┌─ Dataset rows

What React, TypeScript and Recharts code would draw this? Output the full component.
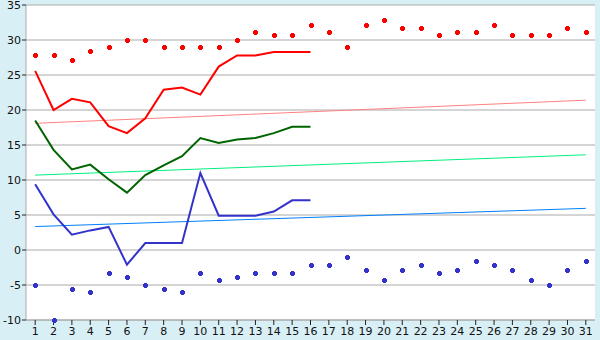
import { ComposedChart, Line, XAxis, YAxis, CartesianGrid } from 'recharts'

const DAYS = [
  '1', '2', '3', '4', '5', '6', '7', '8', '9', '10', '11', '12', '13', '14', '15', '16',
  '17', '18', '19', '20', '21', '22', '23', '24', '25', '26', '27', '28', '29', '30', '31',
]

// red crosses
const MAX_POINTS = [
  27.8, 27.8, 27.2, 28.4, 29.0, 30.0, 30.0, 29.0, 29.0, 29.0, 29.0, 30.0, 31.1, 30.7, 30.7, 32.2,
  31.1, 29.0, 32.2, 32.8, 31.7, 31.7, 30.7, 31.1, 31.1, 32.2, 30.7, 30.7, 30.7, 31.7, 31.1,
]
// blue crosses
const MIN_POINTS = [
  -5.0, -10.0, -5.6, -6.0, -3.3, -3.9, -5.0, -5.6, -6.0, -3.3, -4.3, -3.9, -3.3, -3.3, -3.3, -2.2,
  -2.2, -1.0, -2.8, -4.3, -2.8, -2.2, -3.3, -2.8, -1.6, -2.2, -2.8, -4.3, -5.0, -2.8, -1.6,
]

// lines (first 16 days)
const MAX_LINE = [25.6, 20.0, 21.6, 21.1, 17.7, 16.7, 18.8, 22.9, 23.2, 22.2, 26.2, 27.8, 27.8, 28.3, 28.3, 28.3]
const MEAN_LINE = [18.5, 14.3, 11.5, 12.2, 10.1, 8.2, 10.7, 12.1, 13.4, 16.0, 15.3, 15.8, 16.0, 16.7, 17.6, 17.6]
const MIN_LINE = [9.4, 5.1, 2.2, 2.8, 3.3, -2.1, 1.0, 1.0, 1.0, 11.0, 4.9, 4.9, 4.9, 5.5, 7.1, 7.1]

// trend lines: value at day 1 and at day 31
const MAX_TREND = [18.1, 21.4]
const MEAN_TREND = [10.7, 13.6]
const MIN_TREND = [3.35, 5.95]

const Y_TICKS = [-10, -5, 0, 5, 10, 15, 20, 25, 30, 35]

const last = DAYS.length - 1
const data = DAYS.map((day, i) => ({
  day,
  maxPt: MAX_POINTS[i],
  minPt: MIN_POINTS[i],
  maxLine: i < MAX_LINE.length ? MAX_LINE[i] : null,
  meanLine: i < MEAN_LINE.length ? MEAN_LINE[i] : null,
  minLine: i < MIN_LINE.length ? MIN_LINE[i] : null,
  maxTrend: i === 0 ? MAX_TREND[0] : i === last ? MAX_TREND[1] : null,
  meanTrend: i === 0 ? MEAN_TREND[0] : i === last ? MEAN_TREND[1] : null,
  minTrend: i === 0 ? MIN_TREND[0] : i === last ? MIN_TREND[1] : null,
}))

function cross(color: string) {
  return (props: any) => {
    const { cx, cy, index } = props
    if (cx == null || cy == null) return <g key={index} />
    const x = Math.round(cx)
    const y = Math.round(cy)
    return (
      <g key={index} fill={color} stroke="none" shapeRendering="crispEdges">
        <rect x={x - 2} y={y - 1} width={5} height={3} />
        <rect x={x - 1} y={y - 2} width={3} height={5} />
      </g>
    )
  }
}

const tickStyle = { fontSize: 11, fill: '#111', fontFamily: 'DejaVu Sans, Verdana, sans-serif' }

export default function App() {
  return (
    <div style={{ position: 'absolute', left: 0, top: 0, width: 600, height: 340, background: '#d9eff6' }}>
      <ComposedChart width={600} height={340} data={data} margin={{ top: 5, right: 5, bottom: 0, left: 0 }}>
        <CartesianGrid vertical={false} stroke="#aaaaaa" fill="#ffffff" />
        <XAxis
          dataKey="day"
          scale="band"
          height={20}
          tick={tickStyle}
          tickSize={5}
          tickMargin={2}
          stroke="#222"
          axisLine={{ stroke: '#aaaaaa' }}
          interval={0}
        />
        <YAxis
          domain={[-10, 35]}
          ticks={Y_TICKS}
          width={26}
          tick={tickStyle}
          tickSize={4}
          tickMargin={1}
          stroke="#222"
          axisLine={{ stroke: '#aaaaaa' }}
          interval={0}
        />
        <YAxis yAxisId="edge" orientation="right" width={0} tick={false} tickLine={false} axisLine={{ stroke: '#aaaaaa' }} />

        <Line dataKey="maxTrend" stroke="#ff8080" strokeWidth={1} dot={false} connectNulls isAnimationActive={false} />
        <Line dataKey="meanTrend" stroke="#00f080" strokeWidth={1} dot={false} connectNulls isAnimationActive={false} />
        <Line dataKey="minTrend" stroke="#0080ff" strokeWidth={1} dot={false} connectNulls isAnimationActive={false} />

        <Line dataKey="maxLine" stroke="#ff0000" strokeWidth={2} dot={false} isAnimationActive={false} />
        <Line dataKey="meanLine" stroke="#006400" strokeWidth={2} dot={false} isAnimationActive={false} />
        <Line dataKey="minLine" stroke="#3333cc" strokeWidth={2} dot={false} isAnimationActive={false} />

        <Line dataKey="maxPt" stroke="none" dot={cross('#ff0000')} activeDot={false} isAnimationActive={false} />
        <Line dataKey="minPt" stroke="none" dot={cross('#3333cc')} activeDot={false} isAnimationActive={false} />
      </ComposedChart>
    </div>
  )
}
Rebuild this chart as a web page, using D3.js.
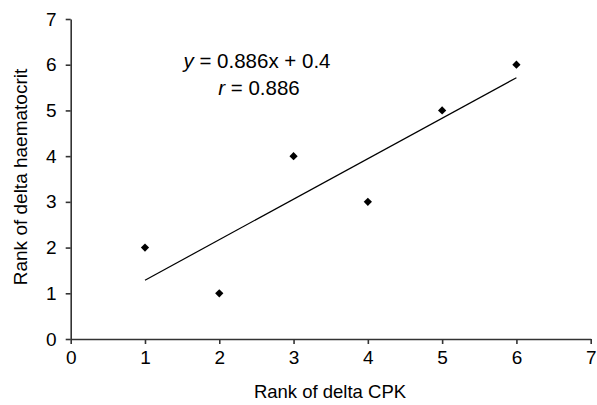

└─

Short exercise
Drop the images and repeat the data exactly.

Exercise result
What React, TypeScript and Recharts code would draw this? Output the full component.
import { ComposedChart, Line, XAxis, YAxis, CartesianGrid } from 'recharts'

const DAYS = [
  '1', '2', '3', '4', '5', '6', '7', '8', '9', '10', '11', '12', '13', '14', '15', '16',
  '17', '18', '19', '20', '21', '22', '23', '24', '25', '26', '27', '28', '29', '30', '31',
]

// red crosses
const MAX_POINTS = [
  27.8, 27.8, 27.2, 28.4, 29.0, 30.0, 30.0, 29.0, 29.0, 29.0, 29.0, 30.0, 31.1, 30.7, 30.7, 32.2,
  31.1, 29.0, 32.2, 32.8, 31.7, 31.7, 30.7, 31.1, 31.1, 32.2, 30.7, 30.7, 30.7, 31.7, 31.1,
]
// blue crosses
const MIN_POINTS = [
  -5.0, -10.0, -5.6, -6.0, -3.3, -3.9, -5.0, -5.6, -6.0, -3.3, -4.3, -3.9, -3.3, -3.3, -3.3, -2.2,
  -2.2, -1.0, -2.8, -4.3, -2.8, -2.2, -3.3, -2.8, -1.6, -2.2, -2.8, -4.3, -5.0, -2.8, -1.6,
]

// lines (first 16 days)
const MAX_LINE = [25.6, 20.0, 21.6, 21.1, 17.7, 16.7, 18.8, 22.9, 23.2, 22.2, 26.2, 27.8, 27.8, 28.3, 28.3, 28.3]
const MEAN_LINE = [18.5, 14.3, 11.5, 12.2, 10.1, 8.2, 10.7, 12.1, 13.4, 16.0, 15.3, 15.8, 16.0, 16.7, 17.6, 17.6]
const MIN_LINE = [9.4, 5.1, 2.2, 2.8, 3.3, -2.1, 1.0, 1.0, 1.0, 11.0, 4.9, 4.9, 4.9, 5.5, 7.1, 7.1]

// trend lines: value at day 1 and at day 31
const MAX_TREND = [18.1, 21.4]
const MEAN_TREND = [10.7, 13.6]
const MIN_TREND = [3.35, 5.95]

const Y_TICKS = [-10, -5, 0, 5, 10, 15, 20, 25, 30, 35]

const last = DAYS.length - 1
const data = DAYS.map((day, i) => ({
  day,
  maxPt: MAX_POINTS[i],
  minPt: MIN_POINTS[i],
  maxLine: i < MAX_LINE.length ? MAX_LINE[i] : null,
  meanLine: i < MEAN_LINE.length ? MEAN_LINE[i] : null,
  minLine: i < MIN_LINE.length ? MIN_LINE[i] : null,
  maxTrend: i === 0 ? MAX_TREND[0] : i === last ? MAX_TREND[1] : null,
  meanTrend: i === 0 ? MEAN_TREND[0] : i === last ? MEAN_TREND[1] : null,
  minTrend: i === 0 ? MIN_TREND[0] : i === last ? MIN_TREND[1] : null,
}))

function cross(color: string) {
  return (props: any) => {
    const { cx, cy, index } = props
    if (cx == null || cy == null) return <g key={index} />
    const x = Math.round(cx)
    const y = Math.round(cy)
    return (
      <g key={index} fill={color} stroke="none" shapeRendering="crispEdges">
        <rect x={x - 2} y={y - 1} width={5} height={3} />
        <rect x={x - 1} y={y - 2} width={3} height={5} />
      </g>
    )
  }
}

const tickStyle = { fontSize: 11, fill: '#111', fontFamily: 'DejaVu Sans, Verdana, sans-serif' }

export default function App() {
  return (
    <div style={{ position: 'absolute', left: 0, top: 0, width: 600, height: 340, background: '#d9eff6' }}>
      <ComposedChart width={600} height={340} data={data} margin={{ top: 5, right: 5, bottom: 0, left: 0 }}>
        <CartesianGrid vertical={false} stroke="#aaaaaa" fill="#ffffff" />
        <XAxis
          dataKey="day"
          scale="band"
          height={20}
          tick={tickStyle}
          tickSize={5}
          tickMargin={2}
          stroke="#222"
          axisLine={{ stroke: '#aaaaaa' }}
          interval={0}
        />
        <YAxis
          domain={[-10, 35]}
          ticks={Y_TICKS}
          width={26}
          tick={tickStyle}
          tickSize={4}
          tickMargin={1}
          stroke="#222"
          axisLine={{ stroke: '#aaaaaa' }}
          interval={0}
        />
        <YAxis yAxisId="edge" orientation="right" width={0} tick={false} tickLine={false} axisLine={{ stroke: '#aaaaaa' }} />

        <Line dataKey="maxTrend" stroke="#ff8080" strokeWidth={1} dot={false} connectNulls isAnimationActive={false} />
        <Line dataKey="meanTrend" stroke="#00f080" strokeWidth={1} dot={false} connectNulls isAnimationActive={false} />
        <Line dataKey="minTrend" stroke="#0080ff" strokeWidth={1} dot={false} connectNulls isAnimationActive={false} />

        <Line dataKey="maxLine" stroke="#ff0000" strokeWidth={2} dot={false} isAnimationActive={false} />
        <Line dataKey="meanLine" stroke="#006400" strokeWidth={2} dot={false} isAnimationActive={false} />
        <Line dataKey="minLine" stroke="#3333cc" strokeWidth={2} dot={false} isAnimationActive={false} />

        <Line dataKey="maxPt" stroke="none" dot={cross('#ff0000')} activeDot={false} isAnimationActive={false} />
        <Line dataKey="minPt" stroke="none" dot={cross('#3333cc')} activeDot={false} isAnimationActive={false} />
      </ComposedChart>
    </div>
  )
}
Rebuild this chart as a web page, using D3.js.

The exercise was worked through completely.